Washington supports Kosovo’s plans to create its own army, the US ambassador to Pristina said Thursday, signalling a rift with NATO, which is against the move.
Kosovo, a former Serbian province that declared independence in 2008, is expected to vote next Friday on whether to transform its lightly-armed emergency force, Kosovo Security Force (KSF), into a national army.
Since the end of the 1998-99 war that effectively cleaved it from Serbia, Kosovo has been defended by international NATO-led troops.
On Thursday NATO chief Jens Stoltenberg stressed that Kosovo’s army plans are “ill-timed” and go “against the advice of many NATO allies.”

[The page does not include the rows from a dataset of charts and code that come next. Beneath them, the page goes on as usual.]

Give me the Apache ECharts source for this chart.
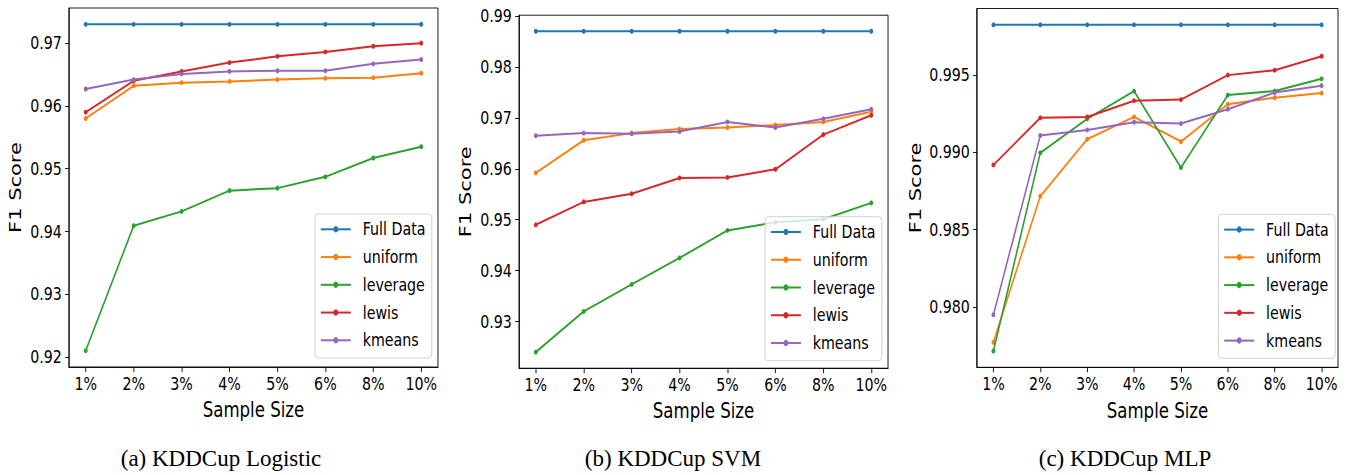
<!DOCTYPE html>
<html>
<head>
<meta charset="utf-8">
<script src="https://cdn.jsdelivr.net/npm/echarts@6/dist/echarts.min.js"></script>
<style>
  html, body { margin: 0; padding: 0; background: #fff; overflow: hidden; }
  #wrap { position: relative; width: 1351px; height: 475px; overflow: hidden; }
  #main { position: absolute; left: 0; top: 0; width: 1710px; height: 475px; transform: scaleX(0.79); transform-origin: 0 0; }
  #cap { position: absolute; left: 0; top: 0; width: 1351px; height: 475px; pointer-events: none; }
</style>
</head>
<body>
<div id="wrap">
  <div id="main"></div>
  <div id="cap"></div>
</div>
<script>
// ---------------- data ----------------
const categories = ['1%', '2%', '3%', '4%', '5%', '6%', '8%', '10%'];
const methods = ['Full Data', 'uniform', 'leverage', 'lewis', 'kmeans'];
const colors = ['#1f77b4', '#ff7f0e', '#2ca02c', '#d62728', '#9467bd'];

// (a) KDDCup Logistic
const logisticFull     = [0.9730, 0.9730, 0.9730, 0.9730, 0.9730, 0.9730, 0.9730, 0.9730];
const logisticUniform  = [0.9580, 0.9632, 0.9637, 0.9639, 0.9642, 0.9644, 0.9645, 0.9652];
const logisticLeverage = [0.9210, 0.9409, 0.9432, 0.9465, 0.9469, 0.9487, 0.9517, 0.9535];
const logisticLewis    = [0.9590, 0.9640, 0.9655, 0.9669, 0.9679, 0.9686, 0.9695, 0.9700];
const logisticKmeans   = [0.9627, 0.9642, 0.9651, 0.9655, 0.9656, 0.9656, 0.9667, 0.9674];
const logisticTicks    = [0.92, 0.93, 0.94, 0.95, 0.96, 0.97];

// (b) KDDCup SVM
const svmFull     = [0.9870, 0.9870, 0.9870, 0.9870, 0.9870, 0.9870, 0.9870, 0.9870];
const svmUniform  = [0.9592, 0.9656, 0.9670, 0.9678, 0.9681, 0.9686, 0.9692, 0.9712];
const svmLeverage = [0.9240, 0.9320, 0.9373, 0.9425, 0.9479, 0.9495, 0.9501, 0.9533];
const svmLewis    = [0.9490, 0.9535, 0.9551, 0.9582, 0.9583, 0.9599, 0.9667, 0.9705];
const svmKmeans   = [0.9665, 0.9670, 0.9669, 0.9673, 0.9692, 0.9681, 0.9698, 0.9717];
const svmTicks    = [0.93, 0.94, 0.95, 0.96, 0.97, 0.98, 0.99];

// (c) KDDCup MLP
const mlpFull     = [0.99823, 0.99823, 0.99823, 0.99823, 0.99823, 0.99823, 0.99823, 0.99823];
const mlpUniform  = [0.97772, 0.98716, 0.99084, 0.99228, 0.99069, 0.99310, 0.99352, 0.99382];
const mlpLeverage = [0.97716, 0.98996, 0.99215, 0.99395, 0.98901, 0.99369, 0.99395, 0.99474];
const mlpLewis    = [0.98918, 0.99222, 0.99228, 0.99333, 0.99340, 0.99498, 0.99530, 0.99620];
const mlpKmeans   = [0.97950, 0.99108, 0.99144, 0.99194, 0.99185, 0.99278, 0.99385, 0.99430];
const mlpTicks    = [0.980, 0.985, 0.990, 0.995];

const captions = ['(a) KDDCup Logistic', '(b) KDDCup SVM', '(c) KDDCup MLP'];

// ---------------- layout ----------------
const FONT = "'DejaVu Sans', sans-serif";
const panels = [
  { series: [logisticFull, logisticUniform, logisticLeverage, logisticLewis, logisticKmeans], ticks: logisticTicks, dec: 2,
    grid: { left: 87.3, top: 8, width: 467.1, height: 359 }, nameGap: 58,
    legend: { left: 398.7, top: 214 } },
  { series: [svmFull, svmUniform, svmLeverage, svmLewis, svmKmeans], ticks: svmTicks, dec: 2,
    grid: { left: 657.0, top: 15.2, width: 467.1, height: 353 }, nameGap: 58,
    legend: { left: 968.4, top: 216.7 } },
  { series: [mlpFull, mlpUniform, mlpLeverage, mlpLewis, mlpKmeans], ticks: mlpTicks, dec: 3,
    grid: { left: 1236.7, top: 8.5, width: 457, height: 358.8 }, nameGap: 68,
    legend: { left: 1542.2, top: 214.3 } }
];

const grids = [], xAxes = [], yAxes = [], series = [], legends = [];
const xIdx = categories.map((c, i) => i);

panels.forEach((p, k) => {
  let lo = Infinity, hi = -Infinity;
  p.series.forEach(arr => arr.forEach(v => { lo = Math.min(lo, v); hi = Math.max(hi, v); }));
  const pad = (hi - lo) * 0.05;
  grids.push(Object.assign({ show: true, borderColor: '#000', borderWidth: 1, backgroundColor: 'transparent' }, p.grid));
  xAxes.push({
    gridIndex: k, type: 'value', min: -0.35, max: categories.length - 1 + 0.35,
    name: 'Sample Size', nameLocation: 'middle', nameGap: 32,
    nameTextStyle: { fontFamily: FONT, fontSize: 21, color: '#000' },
    axisLine: { show: true, onZero: false, lineStyle: { color: '#000', width: 1 } },
    axisTick: { show: true, length: 5, lineStyle: { color: '#000' }, customValues: xIdx },
    axisLabel: { customValues: xIdx, fontFamily: FONT, fontSize: 18, color: '#000', margin: 8,
                 formatter: v => categories[Math.round(v)] },
    splitLine: { show: false }
  });
  yAxes.push({
    gridIndex: k, type: 'value', min: lo - pad, max: hi + pad,
    name: 'F1 Score', nameLocation: 'middle', nameGap: p.nameGap,
    nameTextStyle: { fontFamily: FONT, fontSize: 21, color: '#000' },
    axisLine: { show: true, onZero: false, lineStyle: { color: '#000', width: 1 } },
    axisTick: { show: true, length: 5, lineStyle: { color: '#000' }, customValues: p.ticks },
    axisLabel: { customValues: p.ticks, fontFamily: FONT, fontSize: 18, color: '#000', margin: 9,
                 formatter: v => Number(v).toFixed(p.dec) },
    splitLine: { show: false }
  });
  p.series.forEach((arr, j) => {
    series.push({
      name: methods[j], type: 'line', xAxisIndex: k, yAxisIndex: k,
      data: arr.map((v, i) => [i, v]),
      symbol: 'circle', symbolSize: 5, showSymbol: true,
      lineStyle: { color: colors[j], width: 2 },
      itemStyle: { color: colors[j] },
      emphasis: { disabled: true },
      animation: false, z: 2 + j * 0.01
    });
  });
  legends.push({
    orient: 'vertical', left: p.legend.left, top: p.legend.top,
    data: methods,
    itemWidth: 38, itemHeight: 8, itemGap: 9.75,
    padding: [6.3, 8, 8.7, 6.4],
    backgroundColor: 'rgba(255,255,255,0.8)', borderColor: '#cccccc', borderWidth: 1, borderRadius: 4,
    textStyle: { fontFamily: FONT, fontSize: 18, color: '#000', padding: [0, 0, 0, 10] },
    selectedMode: false, z: 10
  });
});

const chart = echarts.init(document.getElementById('main'), null, { renderer: 'svg' });
chart.setOption({
  animation: false,
  color: colors,
  grid: grids, xAxis: xAxes, yAxis: yAxes, series: series, legend: legends
});

const capChart = echarts.init(document.getElementById('cap'), null, { renderer: 'svg' });
const capX = [221, 673, 1125];
capChart.setOption({
  animation: false,
  title: captions.map((t, i) => ({
    text: t, left: capX[i], top: 447, textAlign: 'center', padding: 0,
    textStyle: { fontFamily: "'Liberation Serif', 'Times New Roman', serif", fontSize: 23, fontWeight: 'normal', color: '#000' }
  }))
});
</script>
</body>
</html>
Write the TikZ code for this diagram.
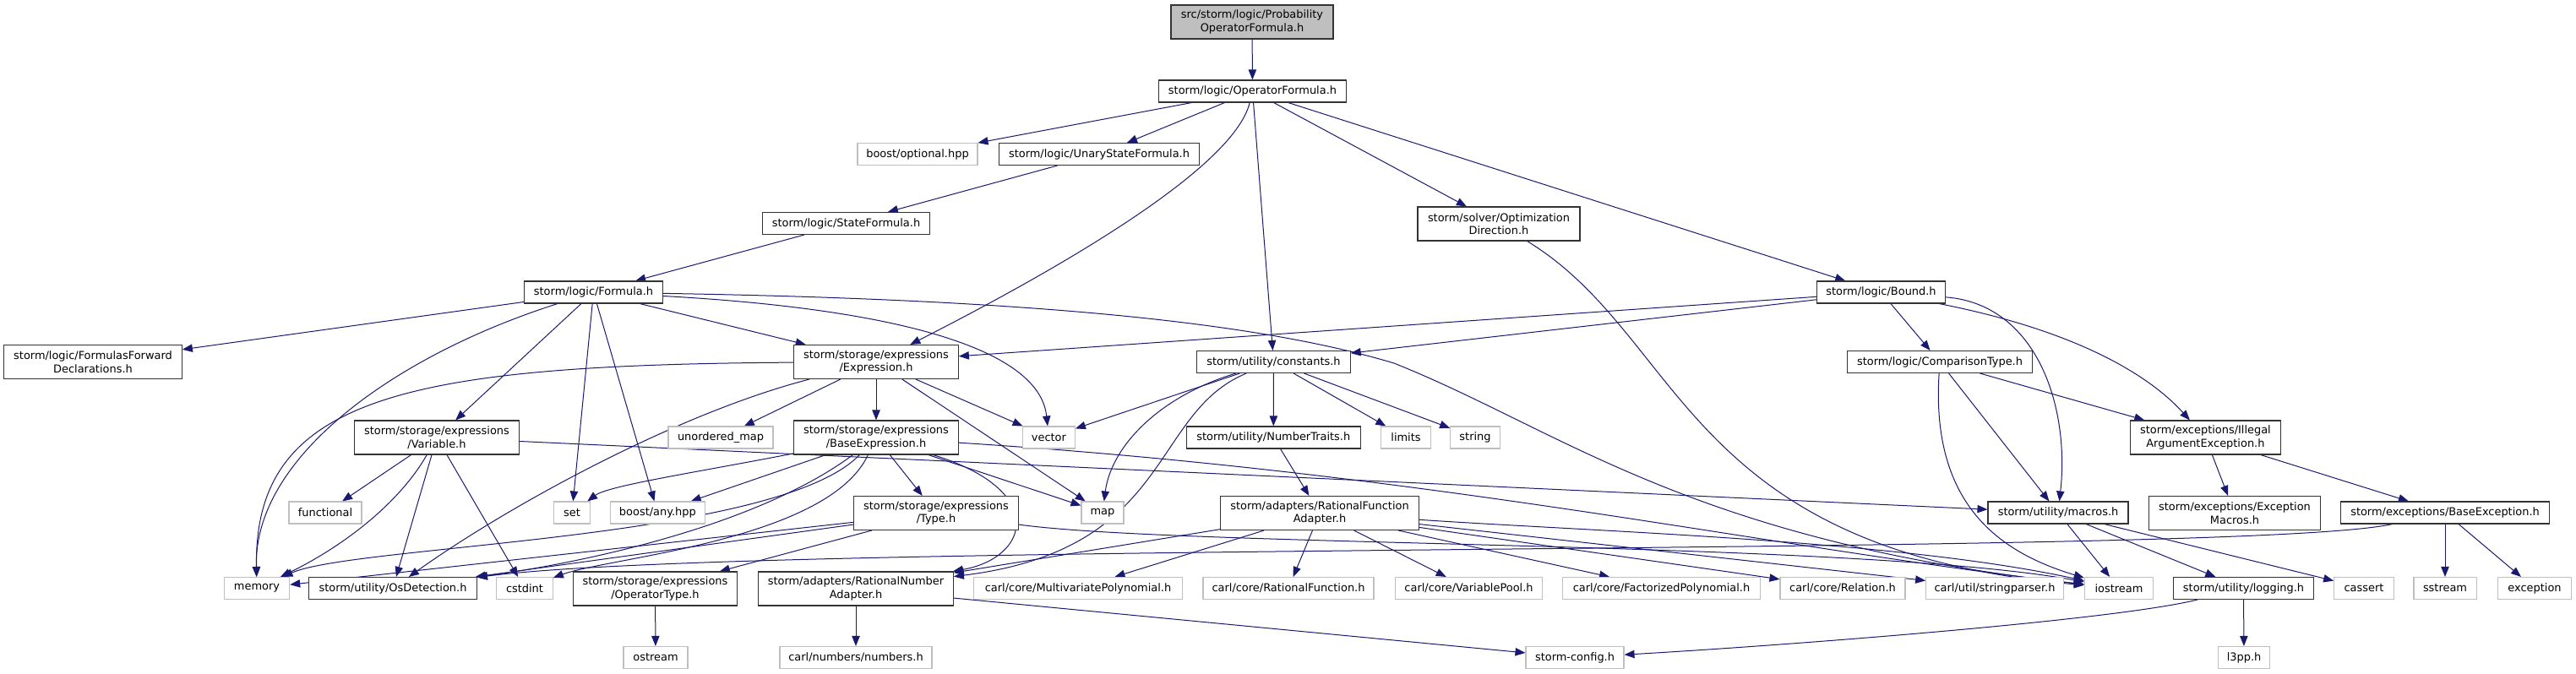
\documentclass[tikz,border=0pt]{standalone}
\usepackage{fontspec}
\setmainfont{DejaVu Sans}
\usetikzlibrary{arrows.meta,backgrounds}
\definecolor{edgeblue}{HTML}{191970}
\definecolor{sysgray}{HTML}{BFBFBF}
\begin{document}
\begin{tikzpicture}[
        x=0.75pt,
        y=-0.75pt,
        font=\fontsize{9.7}{11.7}\selectfont,
        >={Triangle[length=9pt,width=7pt]},
        box/.style={draw, fill=white, inner sep=1pt, align=center,
            minimum height=19.5pt, line width=0.8pt},
        hdr/.style={box, draw=black!80},
        sys/.style={box, draw=sysgray},
        rootbox/.style={hdr, fill=sysgray},
        two/.style={minimum height=30pt},
        dep/.style={->, color=edgeblue, line width=0.75pt}
    ]

    \useasboundingbox (0,0) rectangle (3049,797);

    % Rank 0 and 1
    \node[rootbox, two, minimum width=144pt] (root) at (1482,26) {src/storm/logic/Probability\\OperatorFormula.h};
    \node[hdr, minimum width=166pt] (opf) at (1482.5,108) {storm/logic/OperatorFormula.h};

    % Rank 2
    \node[sys, minimum width=106.5pt] (optional) at (1086,182.5) {boost/optional.hpp};
    \node[hdr, minimum width=178pt] (unary) at (1301,182.5) {storm/logic/UnaryStateFormula.h};

    % Rank 3
    \node[hdr, minimum width=149pt] (stateform) at (1001.5,264.5) {storm/logic/StateFormula.h};
    \node[hdr, two, minimum width=144pt] (optdir) at (1774,265) {storm/solver/Optimization\\Direction.h};

    % Rank 4
    \node[hdr, minimum width=123pt] (formula) at (702.5,346) {storm/logic/Formula.h};
    \node[hdr, minimum width=114pt] (bound) at (2226.5,346) {storm/logic/Bound.h};

    % Rank 5
    \node[hdr, two, minimum width=158pt] (ffd) at (110,428.5) {storm/logic/FormulasForward\\Declarations.h};
    \node[hdr, two, minimum width=146pt] (expr) at (1037,428.5) {storm/storage/expressions\\/Expression.h};
    \node[hdr, minimum width=136pt] (constants) at (1507.5,428.5) {storm/utility/constants.h};
    \node[hdr, minimum width=164pt] (comptype) at (2296,428.5) {storm/logic/ComparisonType.h};

    % Rank 6
    \node[hdr, two, minimum width=146pt] (variable) at (517,518) {storm/storage/expressions\\/Variable.h};
    \node[sys, minimum width=93pt] (umap) at (853,518) {unordered\_map};
    \node[hdr, two, minimum width=146pt] (baseexpr) at (1037,518) {storm/storage/expressions\\/BaseExpression.h};
    \node[sys, minimum width=46.5pt] (vector) at (1241.4,518) {vector};
    \node[hdr, minimum width=154.5pt] (numtraits) at (1507.3,518) {storm/utility/NumberTraits.h};
    \node[sys, minimum width=44pt] (limits) at (1664,518) {limits};
    \node[sys, minimum width=44pt] (string) at (1746,518) {string};
    \node[hdr, two, minimum width=134pt] (illegal) at (2610.4,518) {storm/exceptions/Illegal\\ArgumentException.h};

    % Rank 7
    \node[sys, minimum width=64.5pt] (functional) at (385,607) {functional};
    \node[sys, minimum width=32pt] (set) at (677,607) {set};
    \node[sys, minimum width=84pt] (anyhpp) at (778.4,607) {boost/any.hpp};
    \node[hdr, two, minimum width=146pt] (type) at (1108,607.5) {storm/storage/expressions\\/Type.h};
    \node[sys, minimum width=37.5pt] (map) at (1305,607) {map};
    \node[hdr, two, minimum width=176pt] (rfa) at (1562,607.5) {storm/adapters/RationalFunction\\Adapter.h};
    \node[hdr, minimum width=124.5pt] (macros) at (2436,607) {storm/utility/macros.h};
    \node[hdr, two, minimum width=152pt] (excmacros) at (2645,607.5) {storm/exceptions/Exception\\Macros.h};
    \node[hdr, minimum width=185pt] (baseexc) at (2894,607) {storm/exceptions/BaseException.h};

    % Rank 8
    \node[sys, minimum width=58pt] (memory) at (304,696.5) {memory};
    \node[hdr, minimum width=149pt] (osdet) at (465,696.5) {storm/utility/OsDetection.h};
    \node[sys, minimum width=50pt] (cstdint) at (621,696.5) {cstdint};
    \node[hdr, two, minimum width=145.5pt] (optype) at (775.5,697) {storm/storage/expressions\\/OperatorType.h};
    \node[hdr, two, minimum width=173pt] (rna) at (1013,697) {storm/adapters/RationalNumber\\Adapter.h};
    \node[sys, minimum width=185pt] (multipoly) at (1276,696.5) {carl/core/MultivariatePolynomial.h};
    \node[sys, minimum width=151.5pt] (ratfunc) at (1525,696.5) {carl/core/RationalFunction.h};
    \node[sys, minimum width=131pt] (varpool) at (1738.5,696.5) {carl/core/VariablePool.h};
    \node[sys, minimum width=175.5pt] (factpoly) at (1966.5,696.5) {carl/core/FactorizedPolynomial.h};
    \node[sys, minimum width=111pt] (relation) at (2181,696.5) {carl/core/Relation.h};
    \node[sys, minimum width=122pt] (stringparser) at (2361,696.5) {carl/util/stringparser.h};
    \node[sys, minimum width=61pt] (iostream) at (2508,696.5) {iostream};
    \node[hdr, minimum width=125pt] (logging) at (2655.5,696.5) {storm/utility/logging.h};
    \node[sys, minimum width=53pt] (cassert) at (2798,696.5) {cassert};
    \node[sys, minimum width=55.5pt] (sstream) at (2894,696.5) {sstream};
    \node[sys, minimum width=65pt] (exception) at (3000,696.5) {exception};

    % Rank 9
    \node[sys, minimum width=57pt] (ostream) at (776,778.5) {ostream};
    \node[sys, minimum width=135pt] (numbers) at (1013,778.5) {carl/numbers/numbers.h};
    \node[sys, minimum width=87pt] (stormconfig) at (1864,778.5) {storm-config.h};
    \node[sys, minimum width=46pt] (l3pp) at (2656,778.5) {l3pp.h};

    \begin{pgfonlayer}{background}
    % Operator formula
    \draw[dep] (root) -- (opf);
    \draw[dep] (opf) -- (optional);
    \draw[dep] (opf) -- (unary);
    \draw[dep] (opf) .. controls (1460,200) and (1250,320) .. (expr);
    \draw[dep] (opf) -- (constants);
    \draw[dep] (opf) -- (optdir);
    \draw[dep] (opf) -- (bound);
    \draw[dep] (unary) -- (stateform);
    \draw[dep] (stateform) -- (formula);
    \draw[dep] (optdir) .. controls (1995,400) and (1990,650) .. (iostream);

    % Formula
    \draw[dep] (formula) -- (ffd);
    \draw[dep] (formula) .. controls (470,420) and (300,540) .. (memory);
    \draw[dep] (formula) -- (variable);
    \draw[dep] (formula) -- (set);
    \draw[dep] (formula) -- (anyhpp);
    \draw[dep] (formula) -- (expr);
    \draw[dep] (formula) .. controls (1050,365) and (1230,410) .. (vector);
    \draw[dep] (formula) .. controls (1250,355) and (1500,385) .. (1650,430)
        .. controls (1850,510) and (2000,640) .. (iostream);

    % Bound
    \draw[dep] (bound) -- (expr);
    \draw[dep] (bound) -- (constants);
    \draw[dep] (bound) -- (comptype);
    \draw[dep] (bound) .. controls (2410,360) and (2450,480) .. (macros);
    \draw[dep] (bound) .. controls (2450,390) and (2540,440) .. (illegal);
    \draw[dep] (comptype) -- (illegal);
    \draw[dep] (comptype) -- (macros);
    \draw[dep] (comptype) .. controls (2285,600) and (2370,655) .. (iostream);

    % Expression
    \draw[dep] (expr) .. controls (480,432) and (300,470) .. (memory);
    \draw[dep] (expr) .. controls (800,490) and (600,600) .. (osdet);
    \draw[dep] (expr) -- (umap);
    \draw[dep] (expr) -- (baseexpr);
    \draw[dep] (expr) -- (vector);
    \draw[dep] (expr) -- (map);

    % Constants
    \draw[dep] (constants) -- (vector);
    \draw[dep] (constants) .. controls (1370,470) and (1315,530) .. (map);
    \draw[dep] (constants) .. controls (1360,490) and (1390,650) .. (rna);
    \draw[dep] (constants) -- (numtraits);
    \draw[dep] (constants) -- (limits);
    \draw[dep] (constants) -- (string);
    \draw[dep] (numtraits) -- (rfa);

    % Variable
    \draw[dep] (variable) -- (functional);
    \draw[dep] (variable) .. controls (470,600) and (400,650) .. (memory);
    \draw[dep] (variable) -- (osdet);
    \draw[dep] (variable) -- (cstdint);
    \draw[dep] (variable) -- (macros);

    % Base expression
    \draw[dep] (baseexpr) .. controls (820,560) and (720,575) .. (set);
    \draw[dep] (baseexpr) -- (anyhpp);
    \draw[dep] (baseexpr) .. controls (900,620) and (700,665) .. (osdet);
    \draw[dep] (baseexpr) .. controls (920,640) and (420,645) .. (memory);
    \draw[dep] (baseexpr) .. controls (980,640) and (720,660) .. (cstdint);
    \draw[dep] (baseexpr) -- (type);
    \draw[dep] (baseexpr) -- (map);
    \draw[dep] (baseexpr) .. controls (1240,580) and (1220,660) .. (rna);
    \draw[dep] (baseexpr) .. controls (1700,560) and (2100,650) .. (iostream);

    % Type
    \draw[dep] (type) -- (memory);
    \draw[dep] (type) -- (osdet);
    \draw[dep] (type) -- (optype);
    \draw[dep] (type) .. controls (1400,648) and (2200,640) .. (iostream);
    \draw[dep] (optype) -- (ostream);

    % Rational adapters
    \draw[dep] (rfa) -- (rna);
    \draw[dep] (rfa) -- (multipoly);
    \draw[dep] (rfa) -- (ratfunc);
    \draw[dep] (rfa) -- (varpool);
    \draw[dep] (rfa) -- (factpoly);
    \draw[dep] (rfa) -- (relation);
    \draw[dep] (rfa) -- (stringparser);
    \draw[dep] (rfa) .. controls (1900,630) and (2250,640) .. (iostream);
    \draw[dep] (rna) -- (numbers);
    \draw[dep] (rna) -- (stormconfig);

    % Exceptions and macros
    \draw[dep] (illegal) -- (excmacros);
    \draw[dep] (illegal) -- (baseexc);
    \draw[dep] (baseexc) .. controls (2650,660) and (900,640) .. (osdet);
    \draw[dep] (baseexc) -- (sstream);
    \draw[dep] (baseexc) -- (exception);
    \draw[dep] (macros) -- (iostream);
    \draw[dep] (macros) -- (logging);
    \draw[dep] (macros) -- (cassert);
    \draw[dep] (logging) -- (l3pp);
    \draw[dep] (logging) .. controls (2500,735) and (2100,765) .. (stormconfig);
    \end{pgfonlayer}

\end{tikzpicture}
\end{document}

But Washington is fully behind the move, US ambassador Philip Kosnett told state broadcaster RTK in Pristina.
“We think that KSF’s evolution into Kosovo’s armed forces is a positive step and that it is only natural for Kosovo as a sovereign and independent country to have its own defence capability,” he said, adding that the US has invested money and training in the emergency force’s development.
“This is a process that will take many years,” he added.
Belgrade has led the charge in raising concern over Kosovo’s army plans, which it has cast as a threat to the 120,000 Serbs still living in the former southern province.
Serbia refuses to recognise Kosovo’s independence and still considers it a renegade territory.
Speaking about Pristina’s army plans Wednesday, Serbian Prime Minister Ana Brnabic said: “I hope that we will never have to use our army, but at this moment it is one of the options on the table”.
More than 13,000 people, mostly ethnic Albanians, were killed in the 1998-1999 war between ethnic Albanian guerillas in Kosovo and Serbian forces.
The conflict ended when a NATO bombing forced Serb troops to withdraw.